The ceiling on effort-based growth is physical — there are only so many hours in a day and so many people you can manage. The ceiling on leverage-based growth is conceptual — you are limited by your ability to design, build, and iterate on intelligent systems. That's a much higher ceiling.

The shift from effort to leverage is the single most important strategic move an ambitious business can make. It unlocks a different category of growth that isn't available to businesses running primarily on human effort.

The Flywheel Effect: How Efficiency Compounds

Operational efficiency has a flywheel property. The first system you build saves time. That time gets reinvested into building the second system, which saves more time. The second system enables better data, which improves the third system's design. Each iteration makes the business faster, more accurate, and more capable.

This is why businesses that systematize early pull ahead so decisively. It's not that they're smarter or work harder — it's that the efficiency gains compound in ways that effort never can. After three years of systematic improvement, the gap between a systematized business and a manual one is not incremental. It's structural.

The flywheel also works psychologically. As teams experience the relief of removing manual work, they become more motivated to identify and eliminate the next bottleneck. Operational improvement becomes part of the culture rather than a one-off project.

Case Study: 3x Revenue, Same Headcount

One pattern we see repeatedly is a business that has grown to a point where adding revenue requires adding people, and adding people feels overwhelming. The team is at capacity. The founder is working in the business, not on it. Growth has stalled.

When we audit these businesses, we typically find that 40-60% of the team's time is consumed by tasks that could be systematized. Lead follow-up, client communication, reporting, scheduling, data entry. Once these are systematized, the team's effective capacity increases dramatically — without adding a single hire.

The businesses that execute this transformation well typically see revenue increase 2-3x within 12-18 months, not because they found new customers, but because they stopped losing the ones they already had and were able to serve more of them with the same team.

Which Systems to Build First (And Which to Skip)

The temptation when systematizing is to try to do everything at once. This is a reliable path to slow progress and team resistance. The correct approach is sequenced: identify the highest-cost manual processes, build systems for those first, capture the time savings, then reinvest into the next tier.

Revenue-adjacent processes always come first. Anything that touches lead conversion, client onboarding, or retention deserves priority because the financial impact is direct and measurable. Reporting and internal communication systems come second. Back-office processes like accounting and HR come third.

What to skip, at least initially: anything that requires significant process redesign before it can be systematized, and anything where the manual process exists because the underlying business decision hasn't been made. Systems can automate decisions — they can't make decisions that haven't been made yet.

How to Measure the ROI of Operational Infrastructure

The ROI of operational infrastructure is real but often calculated incorrectly.

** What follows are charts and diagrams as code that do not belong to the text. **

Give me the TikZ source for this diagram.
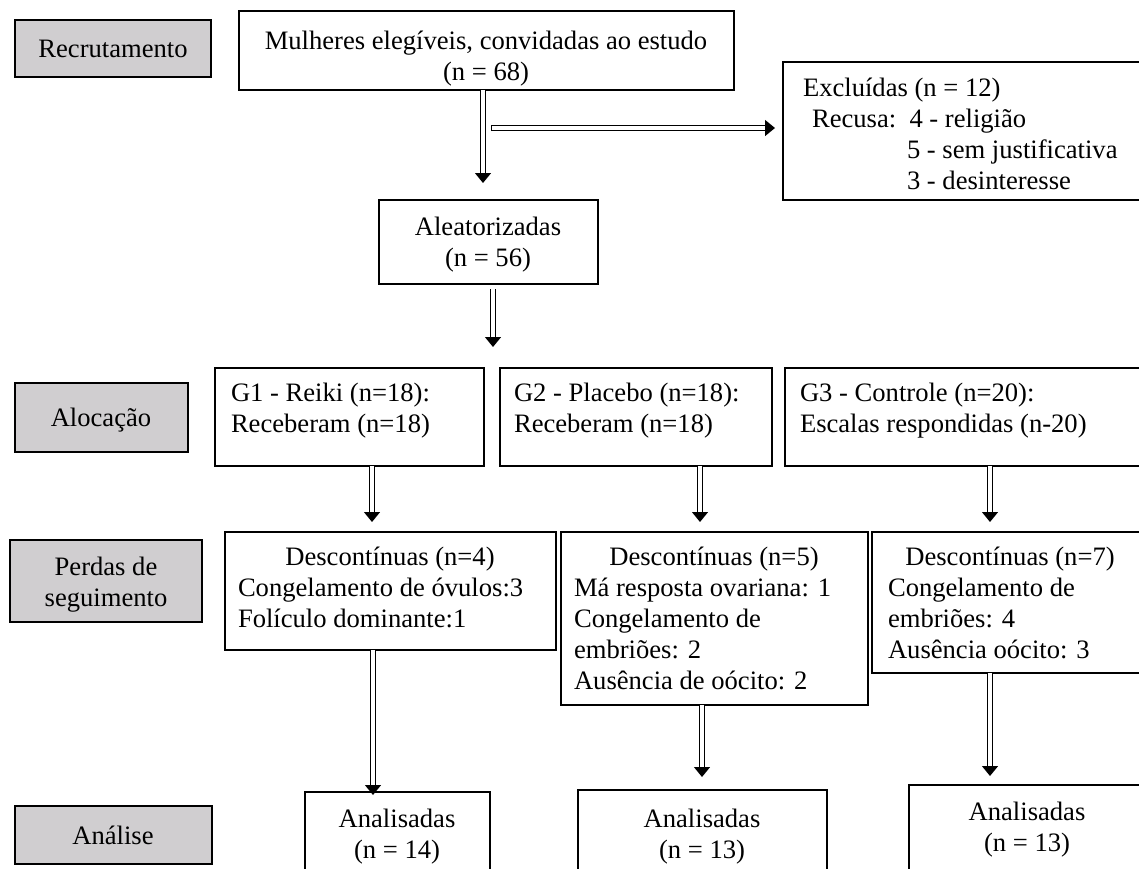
\documentclass[tikz,border=0pt]{standalone}
\usepackage{fontspec}
\setmainfont{Liberation Serif}
\usetikzlibrary{arrows.meta}
\definecolor{boxgray}{RGB}{208,206,208}
\tikzset{
  x=1pt, y=-1pt,
  frame/.style={draw=black, line width=1.6pt, fill=white, inner sep=0pt, outer sep=0pt},
  graybox/.style={frame, fill=boxgray},
  txt/.style={inner sep=0pt, outer sep=0pt, font=\fontsize{26.6}{31}\selectfont, align=left},
  ctxt/.style={txt, align=center},
  flow/.style={double=white, double distance=3.4pt, line width=1.3pt, -{Triangle[length=10pt,width=16pt]}},
}
\newcommand\bx[6]{\node[#6, minimum width={#4-#2}, minimum height={#5-#3}] (#1) at ({(#2+#4)/2},{(#3+#5)/2}) {};}
\begin{document}
\begin{tikzpicture}
\useasboundingbox (0,0) rectangle (1139,868);
\clip (0,0) rectangle (1139,868);
% stage labels
\bx{rec}{15}{20}{211}{77}{graybox}
\bx{aloc}{15}{383}{188}{452}{graybox}
\bx{perd}{10}{540}{202}{622}{graybox}
\bx{anal}{15}{806}{212}{864}{graybox}
\node[ctxt, anchor=base] (rect) at (113,57) {Recrutamento};
\node[ctxt, anchor=base] (aloct) at (101,426) {Alocação};
\node[ctxt, anchor=base] (perdt) at (106,606) {Perdas de\\seguimento};
\node[ctxt, anchor=base] (analt) at (113,844) {Análise};
% boxes
\bx{top}{239}{11}{734}{90}{frame}
\bx{excl}{783}{62}{1160}{200}{frame}
\bx{alea}{379}{200}{598}{284}{frame}
\bx{g1}{215}{368}{484}{466}{frame}
\bx{g2}{500}{368}{772}{466}{frame}
\bx{g3}{785}{368}{1160}{466}{frame}
\bx{d1}{225}{532}{556}{650}{frame}
\bx{d2}{561}{532}{868}{705}{frame}
\bx{d3}{872}{532}{1148}{673}{frame}
\bx{an1}{305}{792}{490}{880}{frame}
\bx{an2}{578}{790}{827}{880}{frame}
\bx{an3}{909}{785}{1160}{880}{frame}
% texts (base anchor = baseline of the last line)
\node[ctxt, anchor=base] (topt) at (486,80) {Mulheres elegíveis, convidadas ao estudo\\(n = 68)};
\node[txt, anchor=base west] (exclt1) at (803,96) {Excluídas (n = 12)};
\node[txt, anchor=base west] (exclt2) at (812,127) {Recusa:\ \ 4 - religião};
\node[txt, anchor=base west] (exclt3) at (907,158) {5 - sem justificativa};
\node[txt, anchor=base west] (exclt4) at (907,189) {3 - desinteresse};
\node[ctxt, anchor=base] (aleat) at (488,266) {Aleatorizadas\\(n = 56)};
\node[txt, anchor=base west] (g1t) at (231,432) {G1 - Reiki (n=18):\\Receberam (n=18)};
\node[txt, anchor=base west] (g2t) at (514,432) {G2 - Placebo (n=18):\\Receberam (n=18)};
\node[txt, anchor=base west] (g3t) at (800,432) {G3 - Controle (n=20):\\Escalas respondidas (n-20)};
\node[ctxt, anchor=base] (d1h) at (390,565) {Descontínuas (n=4)};
\node[txt, anchor=base west] (d1t) at (238,627) {Congelamento de óvulos:3\\Folículo dominante:1};
\node[ctxt, anchor=base] (d2h) at (714,565) {Descontínuas (n=5)};
\node[txt, anchor=base west] (d2t) at (574,689) {Má resposta ovariana: 1\\Congelamento de\\embriões: 2\\Ausência de oócito: 2};
\node[ctxt, anchor=base] (d3h) at (1010,565) {Descontínuas (n=7)};
\node[txt, anchor=base west] (d3t) at (888,658) {Congelamento de\\embriões: 4\\Ausência oócito: 3};
\node[ctxt, anchor=base] (an1t) at (397,858) {Analisadas\\(n = 14)};
\node[ctxt, anchor=base] (an2t) at (702,858) {Analisadas\\(n = 13)};
\node[ctxt, anchor=base] (an3t) at (1027,851) {Analisadas\\(n = 13)};
% arrow reference coordinates
\coordinate (ax0) at (483,183);
\coordinate (hs) at (491,128);
\coordinate (ax1) at (493,347);
\coordinate (x1) at (372,0);
\coordinate (x2) at (700,0);
\coordinate (x3) at (990,0);
\coordinate (e1) at (373,795);
\coordinate (e2) at (702,777);
\coordinate (e3) at (990,776);
% connectors
\draw[flow] (top.south -| ax0) -- (ax0);
\draw[flow, {Bar[width=6pt,line width=1.3pt]}-{Triangle[length=10pt,width=16pt]}, shorten >=8pt] (hs) -- (excl.west |- hs);
\draw[flow, shorten <=5pt] (alea.south -| ax1) -- (ax1);
\draw[flow, shorten >=10pt] (g1.south -| x1) -- (d1.north -| x1);
\draw[flow, shorten >=10pt] (g2.south -| x2) -- (d2.north -| x2);
\draw[flow, shorten >=10pt] (g3.south -| x3) -- (d3.north -| x3);
\draw[flow] (d1.south -| e1) -- (e1);
\draw[flow] (d2.south -| e2) -- (e2);
\draw[flow] (d3.south -| e3) -- (e3);
\end{tikzpicture}
\end{document}
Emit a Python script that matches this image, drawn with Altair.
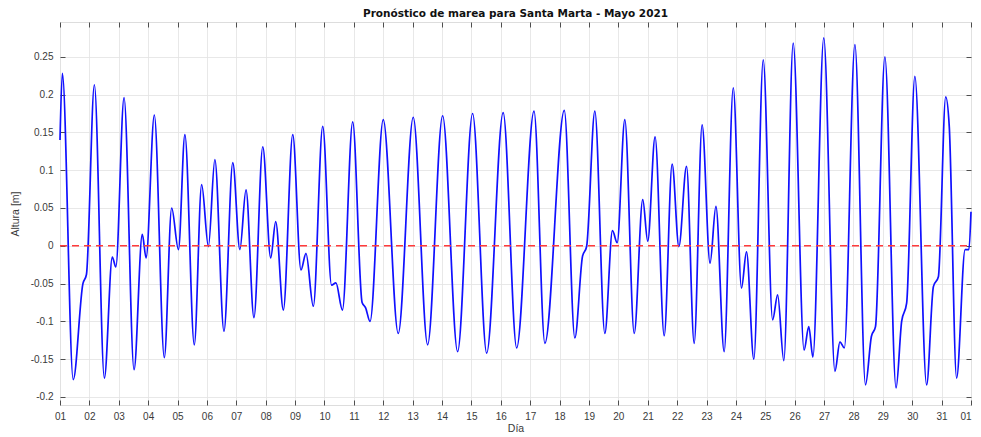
import altair as alt
import pandas as pd

TITLE = "Pronóstico de marea para Santa Marta - Mayo 2021"
X_TITLE = "Día"
Y_TITLE = "Altura [m]"

# time in days since 1 May 2021 00:00, and tide height in metres
day = [
    0.00, 0.08, 0.45, 0.78, 0.90, 1.17, 1.51, 1.78, 1.90, 2.18,
    2.52, 2.80, 2.93, 3.21, 3.55, 3.80, 4.03, 4.25, 4.57, 4.82,
    5.05, 5.27, 5.58, 5.88, 6.12, 6.33, 6.60, 6.90, 7.17, 7.34,
    7.60, 7.92, 8.20, 8.37, 8.62, 8.94, 9.24, 9.39, 9.61, 9.96,
    10.28, 10.40, 10.55, 11.00, 11.51, 12.02, 12.51, 13.02, 13.53, 14.04,
    14.52, 15.08, 15.54, 16.13, 16.50, 17.16, 17.52, 17.78, 17.92, 18.20,
    18.54, 18.80, 18.96, 19.22, 19.54, 19.83, 20.00, 20.25, 20.56, 20.83,
    21.06, 21.32, 21.58, 21.85, 22.12, 22.32, 22.60, 22.91, 23.19, 23.36,
    23.61, 23.93, 24.25, 24.42, 24.63, 24.95, 25.32, 25.48, 25.62, 25.99,
    26.37, 26.54, 26.69, 27.05, 27.41, 27.61, 27.75, 28.07, 28.45, 28.64,
    28.81, 29.09, 29.49, 29.72, 29.89, 30.14, 30.26, 30.51, 30.80, 30.93,
    31.00,
]
height = [
    0.140, 0.228, -0.177, -0.050, -0.038, 0.213, -0.175, -0.015, -0.028, 0.196,
    -0.164, 0.015, -0.016, 0.173, -0.148, 0.050, -0.005, 0.147, -0.131, 0.081,
    -0.001, 0.114, -0.113, 0.110, -0.005, 0.074, -0.095, 0.131, -0.016, 0.032,
    -0.085, 0.147, -0.032, -0.010, -0.080, 0.158, -0.052, -0.049, -0.085, 0.164,
    -0.075, -0.082, -0.100, 0.167, -0.116, 0.170, -0.131, 0.172, -0.140, 0.175,
    -0.142, 0.176, -0.135, 0.178, -0.129, 0.179, -0.122, -0.014, -0.001, 0.178,
    -0.116, 0.020, 0.004, 0.167, -0.116, 0.061, 0.006, 0.144, -0.119, 0.108,
    -0.001, 0.105, -0.129, 0.160, -0.023, 0.052, -0.140, 0.209, -0.056, -0.008,
    -0.150, 0.246, -0.098, -0.065, -0.152, 0.268, -0.138, -0.107, -0.147, 0.275,
    -0.166, -0.127, -0.135, 0.266, -0.184, -0.120, -0.107, 0.250, -0.188, -0.100,
    -0.076, 0.224, -0.184, -0.054, -0.041, 0.197, 0.158, -0.175, -0.005, -0.005,
    0.045,
]

x_domain = [0, 31]
y_domain = [-0.2106, 0.296]
zero_level = [0.0]

x_ticks = list(range(32))
x_tick_labels = [f"{d:02d}" for d in range(1, 32)] + ["01"]
y_ticks = [-0.2, -0.15, -0.1, -0.05, 0, 0.05, 0.1, 0.15, 0.2, 0.25]
y_tick_labels = ["-0.2", "-0.15", "-0.1", "-0.05", "0", "0.05", "0.1", "0.15", "0.2", "0.25"]

FONT = "Liberation Sans"
TITLE_FONT = "DejaVu Sans"
INK = "#262626"
LABEL = "#3a3a3a"
GRID = "#e2e2e2"

line_df = pd.DataFrame({"day": day, "height": height})
zero_df = pd.DataFrame({"x_start": [x_domain[0]], "x_end": [x_domain[1]], "level": zero_level})

x_label_expr = "[" + ",".join(f"'{s}'" for s in x_tick_labels) + "][datum.value]"
y_label_expr = ("[" + ",".join(f"'{s}'" for s in y_tick_labels) + "][indexof(["
                + ",".join(repr(float(v)) for v in y_ticks) + "], datum.value)]")

xs = alt.Scale(domain=x_domain, nice=False, zero=False)
ys = alt.Scale(domain=y_domain, nice=False, zero=False)


def tick_axis(orient, values):
    return alt.Axis(orient=orient, offset=-5, tickSize=5, ticks=True, labels=False,
                    domain=False, grid=False, title=None, values=values,
                    tickColor=INK, tickWidth=0.8)


last_day = x_ticks[-1]

line = alt.Chart(line_df).mark_line(
    interpolate="monotone", color="#1010ff", strokeWidth=1.7
).encode(
    x=alt.X("day:Q", scale=xs, axis=alt.Axis(
        orient="bottom", values=x_ticks, labelExpr=x_label_expr, grid=True,
        gridColor=GRID, gridWidth=0.8, ticks=False, tickSize=0, domain=False,
        labelPadding=6, labelFont=FONT, labelFontSize=10, labelColor=LABEL,
        labelFlush=False, labelOverlap=False,
        labelAlign={"condition": {"test": f"datum.value == {last_day}", "value": "right"},
                    "value": "center"},
        title=X_TITLE, titleFont=FONT, titleFontSize=10.5, titleFontWeight="normal",
        titleColor=LABEL, titlePadding=2)),
    y=alt.Y("height:Q", scale=ys, axis=alt.Axis(
        orient="left", values=y_ticks, labelExpr=y_label_expr, grid=True,
        gridColor=GRID, gridWidth=0.8, ticks=False, tickSize=0, domain=False,
        labelPadding=7, labelFont=FONT, labelFontSize=10, labelColor=LABEL,
        labelFlush=False, labelOverlap=False,
        title=Y_TITLE, titleFont=FONT, titleFontSize=10.5, titleFontWeight="normal",
        titleColor=LABEL, titlePadding=10)),
)

zero = alt.Chart(zero_df).mark_rule(
    color="#ff3b3b", strokeDash=[7, 5], strokeWidth=1.5
).encode(
    x=alt.X("x_start:Q", scale=xs, axis=tick_axis("bottom", x_ticks)),
    x2="x_end:Q",
    y=alt.Y("level:Q", scale=ys, axis=tick_axis("left", y_ticks)),
)

frame_ticks = alt.Chart(zero_df).mark_rule(opacity=0, strokeOpacity=0).encode(
    x=alt.X("x_start:Q", scale=xs, axis=tick_axis("top", x_ticks)),
    x2="x_end:Q",
    y=alt.Y("level:Q", scale=ys, axis=tick_axis("right", y_ticks)),
)

chart = alt.layer(line, zero, frame_ticks).resolve_axis(
    x="independent", y="independent"
).properties(
    width=911,
    height=383,
    padding={"left": 52, "top": 14, "right": 2, "bottom": 30},
    autosize=alt.AutoSizeParams(type="none"),
    title=alt.TitleParams(TITLE, font=TITLE_FONT, fontSize=10.5, fontWeight="bold",
                          color="#111111", anchor="middle", offset=2),
).configure_view(
    stroke=INK, strokeWidth=0.8
).configure(background="white")

chart.save("out.html", embed_options={"renderer": "svg", "actions": False})
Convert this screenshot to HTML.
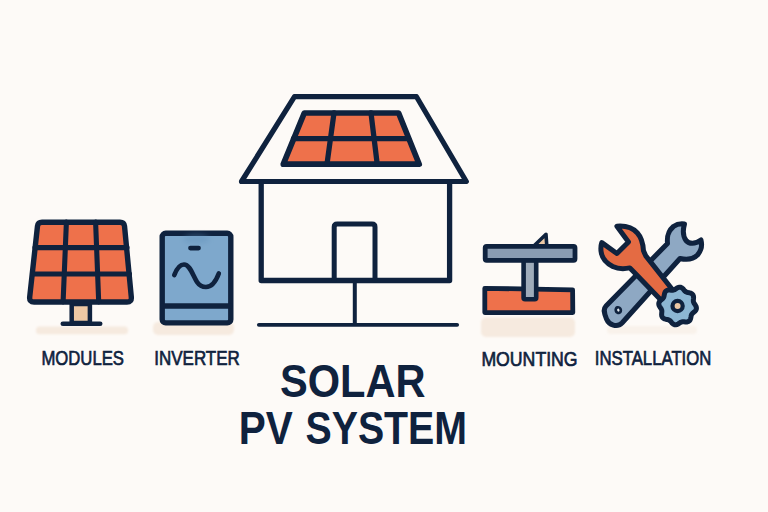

Most businesses measure it too narrowly — they count the hours saved and multiply by an hourly rate. This understates the return significantly.

The full return includes: direct time savings, error reduction and its downstream cost avoidance, improved conversion rates from faster and more consistent follow-up, reduced management overhead from self-reporting systems, and the strategic value of the leadership team's time being redirected to high-leverage activity.

When measured correctly, the ROI of well-built operational infrastructure is rarely below 3x in the first year. For businesses with significant manual overhead, it's often much higher. The payback period on most operational systems is measured in weeks, not months.